CHALLENGE
Among the entries below, one stretch runs from the line that contains "What seaborn and" through the line that contains "import seaborn as sns". Repeat that stretch exactly, ends included, and only that.

TASK INPUT
--- BEGIN ---
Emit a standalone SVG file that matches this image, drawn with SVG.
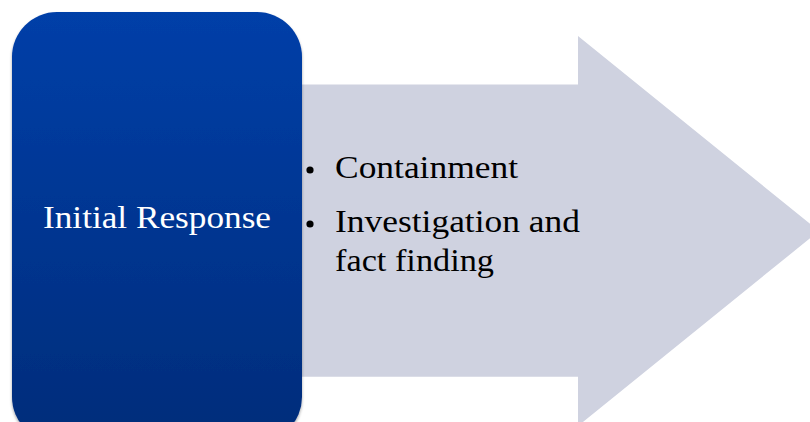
--- END ---
--- BEGIN ---
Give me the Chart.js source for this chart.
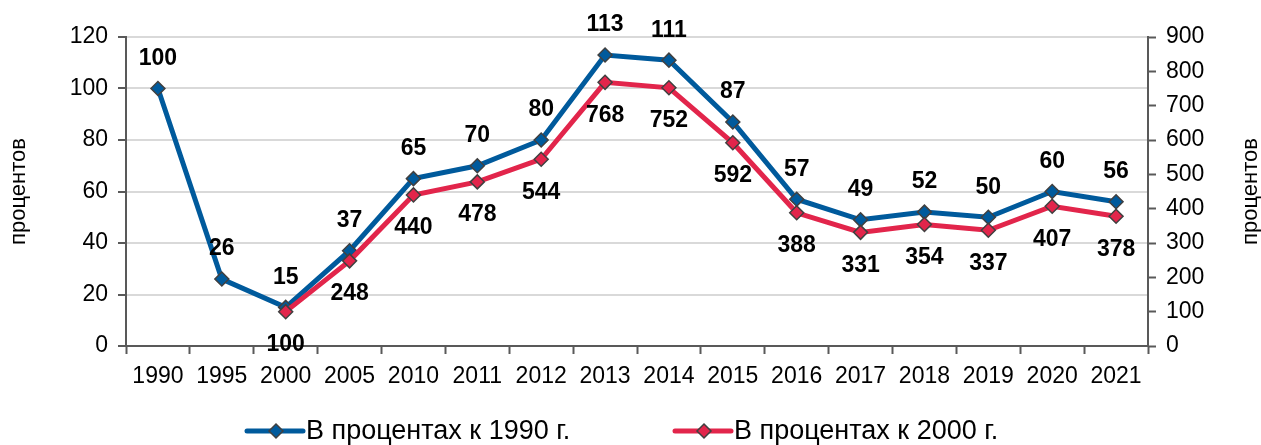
--- END ---
--- BEGIN ---
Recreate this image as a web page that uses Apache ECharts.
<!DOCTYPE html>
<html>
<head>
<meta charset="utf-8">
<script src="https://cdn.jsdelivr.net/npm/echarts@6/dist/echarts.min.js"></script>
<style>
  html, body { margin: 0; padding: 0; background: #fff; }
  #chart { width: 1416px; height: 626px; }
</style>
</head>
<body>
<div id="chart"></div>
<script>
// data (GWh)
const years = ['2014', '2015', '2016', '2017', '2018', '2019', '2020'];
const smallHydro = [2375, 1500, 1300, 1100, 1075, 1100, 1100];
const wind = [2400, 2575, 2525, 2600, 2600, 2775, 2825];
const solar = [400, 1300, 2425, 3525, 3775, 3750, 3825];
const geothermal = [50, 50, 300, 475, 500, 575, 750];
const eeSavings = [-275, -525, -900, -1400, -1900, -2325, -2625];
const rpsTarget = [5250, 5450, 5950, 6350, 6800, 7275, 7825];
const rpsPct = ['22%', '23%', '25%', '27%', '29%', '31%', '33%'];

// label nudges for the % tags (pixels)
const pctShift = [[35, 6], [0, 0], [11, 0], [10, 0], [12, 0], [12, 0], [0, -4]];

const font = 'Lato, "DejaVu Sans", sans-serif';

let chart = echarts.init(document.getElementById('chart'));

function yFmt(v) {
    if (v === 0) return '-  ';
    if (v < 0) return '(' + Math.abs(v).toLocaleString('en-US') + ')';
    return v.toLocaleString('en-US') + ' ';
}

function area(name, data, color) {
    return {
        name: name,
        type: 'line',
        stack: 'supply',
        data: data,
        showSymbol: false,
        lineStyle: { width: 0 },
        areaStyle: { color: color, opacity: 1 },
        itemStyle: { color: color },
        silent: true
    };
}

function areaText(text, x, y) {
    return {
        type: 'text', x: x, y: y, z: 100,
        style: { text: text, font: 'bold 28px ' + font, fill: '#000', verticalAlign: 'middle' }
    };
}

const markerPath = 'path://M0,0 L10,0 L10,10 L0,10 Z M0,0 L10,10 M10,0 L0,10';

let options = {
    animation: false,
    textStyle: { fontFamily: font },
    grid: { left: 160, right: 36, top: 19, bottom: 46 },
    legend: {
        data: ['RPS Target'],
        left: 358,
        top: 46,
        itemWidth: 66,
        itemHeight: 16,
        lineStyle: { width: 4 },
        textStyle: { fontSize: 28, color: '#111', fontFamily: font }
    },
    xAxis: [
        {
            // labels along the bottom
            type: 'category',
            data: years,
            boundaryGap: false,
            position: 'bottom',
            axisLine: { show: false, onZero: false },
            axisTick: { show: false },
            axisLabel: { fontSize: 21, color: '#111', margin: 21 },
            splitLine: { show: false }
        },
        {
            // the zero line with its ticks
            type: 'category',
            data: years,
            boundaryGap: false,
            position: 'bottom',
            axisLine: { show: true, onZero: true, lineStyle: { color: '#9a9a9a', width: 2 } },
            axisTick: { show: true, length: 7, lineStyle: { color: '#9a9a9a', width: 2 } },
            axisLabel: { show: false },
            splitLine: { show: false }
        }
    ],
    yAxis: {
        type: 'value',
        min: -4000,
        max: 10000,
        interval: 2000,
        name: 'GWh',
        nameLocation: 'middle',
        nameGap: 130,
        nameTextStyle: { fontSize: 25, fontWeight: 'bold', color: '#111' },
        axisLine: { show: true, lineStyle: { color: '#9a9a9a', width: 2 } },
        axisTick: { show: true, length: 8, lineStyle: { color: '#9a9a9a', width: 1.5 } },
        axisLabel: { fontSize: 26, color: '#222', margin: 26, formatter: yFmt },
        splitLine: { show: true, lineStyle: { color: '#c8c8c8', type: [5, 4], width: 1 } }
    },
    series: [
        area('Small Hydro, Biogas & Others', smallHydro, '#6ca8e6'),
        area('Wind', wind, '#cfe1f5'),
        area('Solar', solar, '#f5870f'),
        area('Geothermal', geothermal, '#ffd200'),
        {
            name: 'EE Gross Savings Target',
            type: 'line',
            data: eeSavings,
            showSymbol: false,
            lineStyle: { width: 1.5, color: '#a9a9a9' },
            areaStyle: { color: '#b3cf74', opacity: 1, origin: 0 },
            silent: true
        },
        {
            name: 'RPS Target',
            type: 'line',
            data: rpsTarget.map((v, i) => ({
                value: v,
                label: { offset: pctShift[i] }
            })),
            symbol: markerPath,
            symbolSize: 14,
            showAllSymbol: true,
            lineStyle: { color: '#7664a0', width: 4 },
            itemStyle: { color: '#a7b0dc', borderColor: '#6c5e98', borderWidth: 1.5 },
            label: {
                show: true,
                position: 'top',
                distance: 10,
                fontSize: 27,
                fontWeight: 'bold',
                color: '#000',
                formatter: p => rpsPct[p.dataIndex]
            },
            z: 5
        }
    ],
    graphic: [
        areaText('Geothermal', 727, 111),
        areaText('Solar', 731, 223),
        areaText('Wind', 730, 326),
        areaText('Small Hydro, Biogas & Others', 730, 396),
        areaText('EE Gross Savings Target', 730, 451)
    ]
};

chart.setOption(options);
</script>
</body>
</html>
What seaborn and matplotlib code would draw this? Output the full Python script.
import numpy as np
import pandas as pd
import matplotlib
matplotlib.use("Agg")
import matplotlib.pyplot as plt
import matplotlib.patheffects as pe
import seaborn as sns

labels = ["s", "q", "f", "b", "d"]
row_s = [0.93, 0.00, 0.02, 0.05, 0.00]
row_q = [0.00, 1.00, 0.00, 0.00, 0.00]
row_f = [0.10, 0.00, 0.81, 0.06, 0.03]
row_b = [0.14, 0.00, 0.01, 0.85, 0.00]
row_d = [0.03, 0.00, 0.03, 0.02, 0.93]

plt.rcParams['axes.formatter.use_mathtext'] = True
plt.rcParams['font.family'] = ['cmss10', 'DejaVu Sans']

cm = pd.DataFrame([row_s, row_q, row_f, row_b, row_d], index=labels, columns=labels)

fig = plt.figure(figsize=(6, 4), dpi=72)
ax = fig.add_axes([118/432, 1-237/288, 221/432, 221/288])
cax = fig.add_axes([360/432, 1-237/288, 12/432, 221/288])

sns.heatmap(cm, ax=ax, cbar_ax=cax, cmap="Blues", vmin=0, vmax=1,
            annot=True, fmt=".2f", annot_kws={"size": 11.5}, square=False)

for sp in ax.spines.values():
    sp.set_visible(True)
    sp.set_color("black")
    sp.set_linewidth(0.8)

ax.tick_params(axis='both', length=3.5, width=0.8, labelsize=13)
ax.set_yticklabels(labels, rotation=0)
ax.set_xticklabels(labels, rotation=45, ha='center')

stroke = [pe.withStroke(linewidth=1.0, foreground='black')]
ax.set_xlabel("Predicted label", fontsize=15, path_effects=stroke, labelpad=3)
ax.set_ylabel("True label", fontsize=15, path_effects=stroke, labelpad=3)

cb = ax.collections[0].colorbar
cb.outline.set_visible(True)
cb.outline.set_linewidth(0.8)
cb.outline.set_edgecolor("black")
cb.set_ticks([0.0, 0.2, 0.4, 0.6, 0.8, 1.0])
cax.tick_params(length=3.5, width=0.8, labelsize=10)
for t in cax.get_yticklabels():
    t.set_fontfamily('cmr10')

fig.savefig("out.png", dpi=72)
--- END ---
THE OUTPUT
What seaborn and matplotlib code would draw this? Output the full Python script.
import numpy as np
import pandas as pd
import matplotlib
matplotlib.use("Agg")
import matplotlib.pyplot as plt
import matplotlib.patheffects as pe
import seaborn as sns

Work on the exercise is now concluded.